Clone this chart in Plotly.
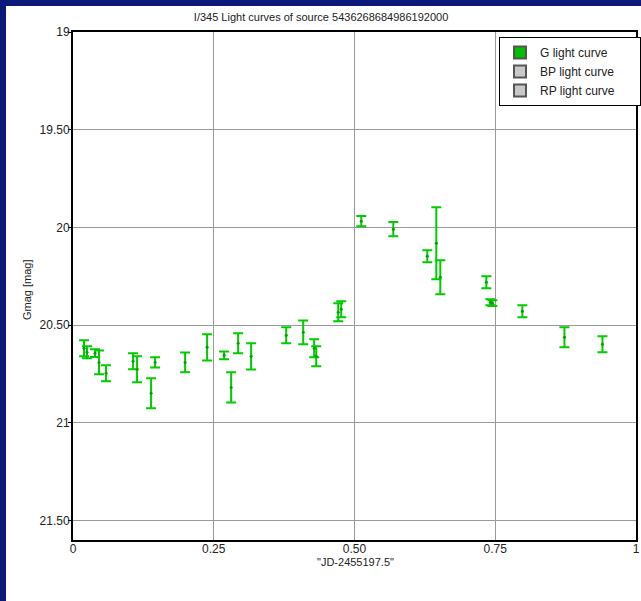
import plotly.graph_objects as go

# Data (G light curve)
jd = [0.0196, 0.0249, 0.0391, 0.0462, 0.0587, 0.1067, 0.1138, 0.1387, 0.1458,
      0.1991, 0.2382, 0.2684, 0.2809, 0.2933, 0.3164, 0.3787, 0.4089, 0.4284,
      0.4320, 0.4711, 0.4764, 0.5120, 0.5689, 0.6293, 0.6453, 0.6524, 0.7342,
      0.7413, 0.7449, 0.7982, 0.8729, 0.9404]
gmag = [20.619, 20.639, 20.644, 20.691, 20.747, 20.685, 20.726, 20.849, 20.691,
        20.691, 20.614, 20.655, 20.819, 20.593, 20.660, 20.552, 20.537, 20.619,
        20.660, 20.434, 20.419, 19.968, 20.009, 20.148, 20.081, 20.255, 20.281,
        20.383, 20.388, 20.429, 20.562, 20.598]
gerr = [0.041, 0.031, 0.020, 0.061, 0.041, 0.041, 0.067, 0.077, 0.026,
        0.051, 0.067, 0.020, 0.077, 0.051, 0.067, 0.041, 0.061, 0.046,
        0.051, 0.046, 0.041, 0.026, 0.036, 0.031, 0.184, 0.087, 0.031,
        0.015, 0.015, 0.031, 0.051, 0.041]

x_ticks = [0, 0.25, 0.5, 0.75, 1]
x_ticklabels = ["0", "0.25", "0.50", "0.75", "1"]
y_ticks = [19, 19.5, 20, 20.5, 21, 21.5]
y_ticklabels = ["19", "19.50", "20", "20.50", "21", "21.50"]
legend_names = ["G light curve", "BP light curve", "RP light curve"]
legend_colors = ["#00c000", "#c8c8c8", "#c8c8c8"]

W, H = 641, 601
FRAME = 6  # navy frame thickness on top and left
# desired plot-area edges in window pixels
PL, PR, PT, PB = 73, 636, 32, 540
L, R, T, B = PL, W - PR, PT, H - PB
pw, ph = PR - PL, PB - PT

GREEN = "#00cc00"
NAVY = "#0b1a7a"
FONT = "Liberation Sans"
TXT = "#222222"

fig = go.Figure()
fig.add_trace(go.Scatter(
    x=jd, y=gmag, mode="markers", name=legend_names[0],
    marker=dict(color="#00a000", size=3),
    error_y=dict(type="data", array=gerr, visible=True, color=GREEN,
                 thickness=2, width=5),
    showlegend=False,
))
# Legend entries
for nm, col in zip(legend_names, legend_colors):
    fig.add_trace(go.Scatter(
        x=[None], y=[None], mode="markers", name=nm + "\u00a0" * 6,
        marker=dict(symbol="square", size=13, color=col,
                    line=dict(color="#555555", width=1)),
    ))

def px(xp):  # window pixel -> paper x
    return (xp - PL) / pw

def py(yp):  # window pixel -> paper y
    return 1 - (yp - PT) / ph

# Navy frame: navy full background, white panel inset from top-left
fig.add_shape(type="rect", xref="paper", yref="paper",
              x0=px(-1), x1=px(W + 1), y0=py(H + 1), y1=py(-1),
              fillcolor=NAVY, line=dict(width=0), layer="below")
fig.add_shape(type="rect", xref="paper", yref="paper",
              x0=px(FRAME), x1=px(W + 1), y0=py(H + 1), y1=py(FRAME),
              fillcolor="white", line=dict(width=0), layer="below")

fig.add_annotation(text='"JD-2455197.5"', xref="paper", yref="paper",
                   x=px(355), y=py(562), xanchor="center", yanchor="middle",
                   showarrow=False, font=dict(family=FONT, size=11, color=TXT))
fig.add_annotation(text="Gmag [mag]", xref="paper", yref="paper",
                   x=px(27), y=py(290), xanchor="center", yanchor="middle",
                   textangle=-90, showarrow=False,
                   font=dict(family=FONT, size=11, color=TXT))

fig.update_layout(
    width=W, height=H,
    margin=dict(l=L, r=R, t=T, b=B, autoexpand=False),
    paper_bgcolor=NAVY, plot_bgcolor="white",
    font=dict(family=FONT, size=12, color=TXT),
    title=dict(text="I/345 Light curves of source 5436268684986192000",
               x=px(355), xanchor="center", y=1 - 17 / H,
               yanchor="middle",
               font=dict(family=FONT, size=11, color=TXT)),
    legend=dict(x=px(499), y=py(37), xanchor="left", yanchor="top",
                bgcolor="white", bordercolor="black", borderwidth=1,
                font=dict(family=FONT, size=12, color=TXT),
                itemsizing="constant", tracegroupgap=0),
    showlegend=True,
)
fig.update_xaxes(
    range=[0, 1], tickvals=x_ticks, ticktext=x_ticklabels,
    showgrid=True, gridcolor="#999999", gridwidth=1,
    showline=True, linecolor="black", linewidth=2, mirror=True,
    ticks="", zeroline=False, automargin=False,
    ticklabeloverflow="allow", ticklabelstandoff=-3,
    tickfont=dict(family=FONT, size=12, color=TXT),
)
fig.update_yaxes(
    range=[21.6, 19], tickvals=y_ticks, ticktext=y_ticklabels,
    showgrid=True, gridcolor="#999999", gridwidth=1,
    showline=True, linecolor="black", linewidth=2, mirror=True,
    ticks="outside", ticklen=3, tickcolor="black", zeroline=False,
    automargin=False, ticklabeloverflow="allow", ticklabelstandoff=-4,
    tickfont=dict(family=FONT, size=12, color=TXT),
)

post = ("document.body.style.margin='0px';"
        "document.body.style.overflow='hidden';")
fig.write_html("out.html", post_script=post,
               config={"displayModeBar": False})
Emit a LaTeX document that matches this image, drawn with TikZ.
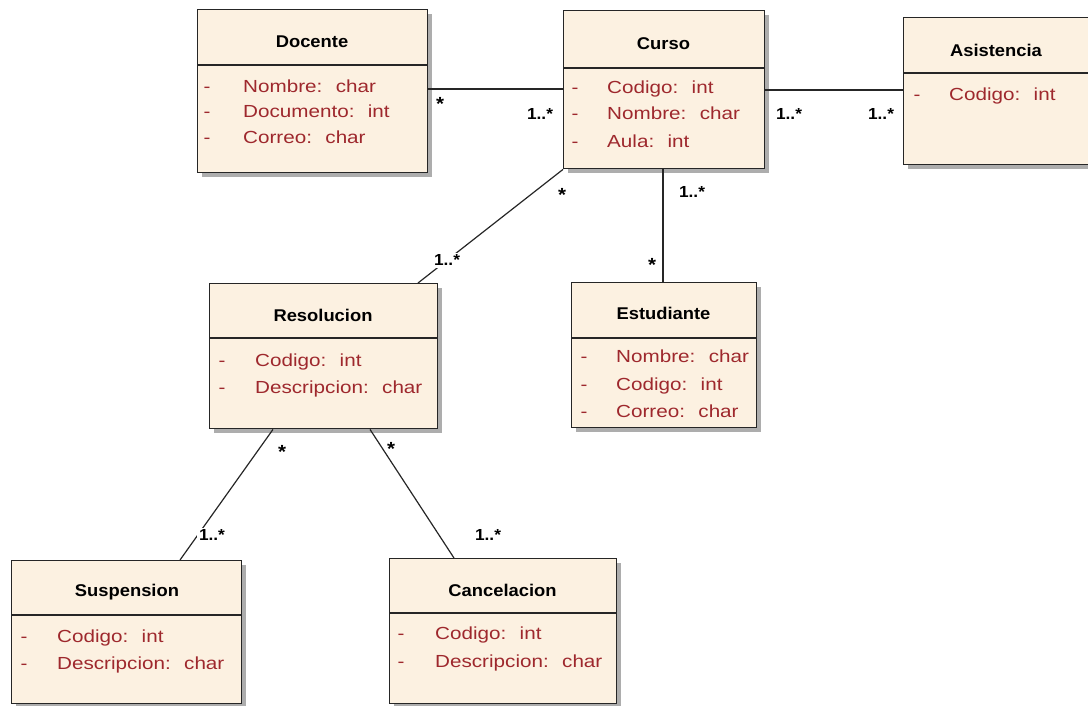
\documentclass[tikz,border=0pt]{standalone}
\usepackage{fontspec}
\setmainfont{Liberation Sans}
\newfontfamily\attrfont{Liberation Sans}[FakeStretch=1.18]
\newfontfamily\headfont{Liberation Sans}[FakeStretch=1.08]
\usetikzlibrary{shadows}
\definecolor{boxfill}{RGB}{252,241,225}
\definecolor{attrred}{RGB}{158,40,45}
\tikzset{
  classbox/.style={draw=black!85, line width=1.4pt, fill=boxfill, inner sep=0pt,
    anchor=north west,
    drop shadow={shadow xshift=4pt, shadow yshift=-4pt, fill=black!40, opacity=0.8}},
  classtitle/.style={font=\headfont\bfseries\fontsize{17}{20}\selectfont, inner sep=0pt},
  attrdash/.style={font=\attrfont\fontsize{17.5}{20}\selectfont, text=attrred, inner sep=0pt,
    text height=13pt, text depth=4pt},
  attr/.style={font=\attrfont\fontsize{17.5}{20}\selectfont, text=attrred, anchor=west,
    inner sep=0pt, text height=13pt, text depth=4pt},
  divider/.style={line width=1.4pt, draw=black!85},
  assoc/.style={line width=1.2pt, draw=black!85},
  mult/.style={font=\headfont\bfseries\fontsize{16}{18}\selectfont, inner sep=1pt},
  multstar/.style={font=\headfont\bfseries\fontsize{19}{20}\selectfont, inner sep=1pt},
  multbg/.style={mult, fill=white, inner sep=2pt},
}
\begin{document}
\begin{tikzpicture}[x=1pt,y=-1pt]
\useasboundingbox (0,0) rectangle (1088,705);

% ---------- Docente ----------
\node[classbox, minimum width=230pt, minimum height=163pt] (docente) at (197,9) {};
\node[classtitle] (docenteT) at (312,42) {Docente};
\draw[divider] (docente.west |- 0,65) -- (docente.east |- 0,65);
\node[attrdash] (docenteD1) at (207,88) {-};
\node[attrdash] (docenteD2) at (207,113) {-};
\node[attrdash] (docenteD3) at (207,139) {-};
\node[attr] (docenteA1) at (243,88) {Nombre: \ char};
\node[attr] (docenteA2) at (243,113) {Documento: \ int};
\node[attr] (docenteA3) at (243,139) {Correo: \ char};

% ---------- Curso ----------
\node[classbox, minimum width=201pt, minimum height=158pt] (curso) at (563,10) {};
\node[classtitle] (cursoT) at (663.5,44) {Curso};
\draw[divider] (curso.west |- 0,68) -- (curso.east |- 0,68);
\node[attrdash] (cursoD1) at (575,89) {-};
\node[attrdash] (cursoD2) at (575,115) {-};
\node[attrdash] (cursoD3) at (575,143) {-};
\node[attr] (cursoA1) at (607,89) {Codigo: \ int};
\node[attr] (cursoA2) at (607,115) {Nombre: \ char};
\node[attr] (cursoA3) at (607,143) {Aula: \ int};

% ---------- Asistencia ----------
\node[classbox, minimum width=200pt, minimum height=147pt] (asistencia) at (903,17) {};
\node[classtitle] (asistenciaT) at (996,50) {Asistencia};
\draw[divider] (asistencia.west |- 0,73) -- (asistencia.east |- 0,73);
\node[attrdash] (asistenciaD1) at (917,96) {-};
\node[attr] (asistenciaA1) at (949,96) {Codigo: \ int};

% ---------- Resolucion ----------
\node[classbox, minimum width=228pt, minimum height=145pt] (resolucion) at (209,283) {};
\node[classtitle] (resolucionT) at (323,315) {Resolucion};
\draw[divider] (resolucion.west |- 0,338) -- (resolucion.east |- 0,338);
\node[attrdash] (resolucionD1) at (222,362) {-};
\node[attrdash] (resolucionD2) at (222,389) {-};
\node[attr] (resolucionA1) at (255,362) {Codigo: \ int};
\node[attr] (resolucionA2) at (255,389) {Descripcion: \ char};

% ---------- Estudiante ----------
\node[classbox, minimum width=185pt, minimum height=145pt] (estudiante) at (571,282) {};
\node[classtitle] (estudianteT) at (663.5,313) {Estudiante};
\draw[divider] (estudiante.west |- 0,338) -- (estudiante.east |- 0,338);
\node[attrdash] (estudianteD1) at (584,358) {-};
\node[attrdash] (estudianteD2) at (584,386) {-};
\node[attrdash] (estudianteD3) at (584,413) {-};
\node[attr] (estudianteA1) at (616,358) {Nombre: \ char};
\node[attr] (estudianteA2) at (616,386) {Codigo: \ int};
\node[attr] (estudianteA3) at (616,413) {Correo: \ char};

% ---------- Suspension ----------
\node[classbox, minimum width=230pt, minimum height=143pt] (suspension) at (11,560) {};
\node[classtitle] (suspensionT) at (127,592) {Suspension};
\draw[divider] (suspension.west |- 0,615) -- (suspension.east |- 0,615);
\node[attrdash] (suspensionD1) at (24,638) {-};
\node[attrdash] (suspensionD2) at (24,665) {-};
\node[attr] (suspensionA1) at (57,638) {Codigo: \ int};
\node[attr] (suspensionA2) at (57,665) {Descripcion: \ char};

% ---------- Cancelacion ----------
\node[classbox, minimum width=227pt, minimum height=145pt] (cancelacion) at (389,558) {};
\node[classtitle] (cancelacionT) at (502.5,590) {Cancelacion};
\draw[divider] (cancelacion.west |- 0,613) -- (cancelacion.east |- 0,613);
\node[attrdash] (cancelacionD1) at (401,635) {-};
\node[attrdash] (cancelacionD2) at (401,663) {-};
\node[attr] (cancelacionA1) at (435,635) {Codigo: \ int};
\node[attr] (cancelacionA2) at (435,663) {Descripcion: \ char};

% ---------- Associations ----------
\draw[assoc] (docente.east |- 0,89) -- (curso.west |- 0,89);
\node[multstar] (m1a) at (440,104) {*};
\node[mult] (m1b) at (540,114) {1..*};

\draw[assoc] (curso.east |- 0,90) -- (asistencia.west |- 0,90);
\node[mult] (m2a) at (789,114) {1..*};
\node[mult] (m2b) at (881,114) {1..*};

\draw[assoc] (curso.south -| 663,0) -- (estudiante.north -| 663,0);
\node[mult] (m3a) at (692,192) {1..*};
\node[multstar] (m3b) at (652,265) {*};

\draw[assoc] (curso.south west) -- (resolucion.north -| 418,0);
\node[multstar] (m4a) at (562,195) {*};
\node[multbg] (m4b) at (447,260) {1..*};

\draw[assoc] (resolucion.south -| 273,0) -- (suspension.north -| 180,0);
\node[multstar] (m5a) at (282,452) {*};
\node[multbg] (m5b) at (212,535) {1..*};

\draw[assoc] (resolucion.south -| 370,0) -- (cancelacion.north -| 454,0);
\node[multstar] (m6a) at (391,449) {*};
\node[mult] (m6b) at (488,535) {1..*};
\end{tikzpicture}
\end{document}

WORK REQUIRED: Repeat only the lines between the top of the entries above and the line containing "import plotly.graph_objects as go", both ends included, without the pictures.

SOLUTION TO THIS EXERCISE:
Clone this chart in Plotly.
import plotly.graph_objects as go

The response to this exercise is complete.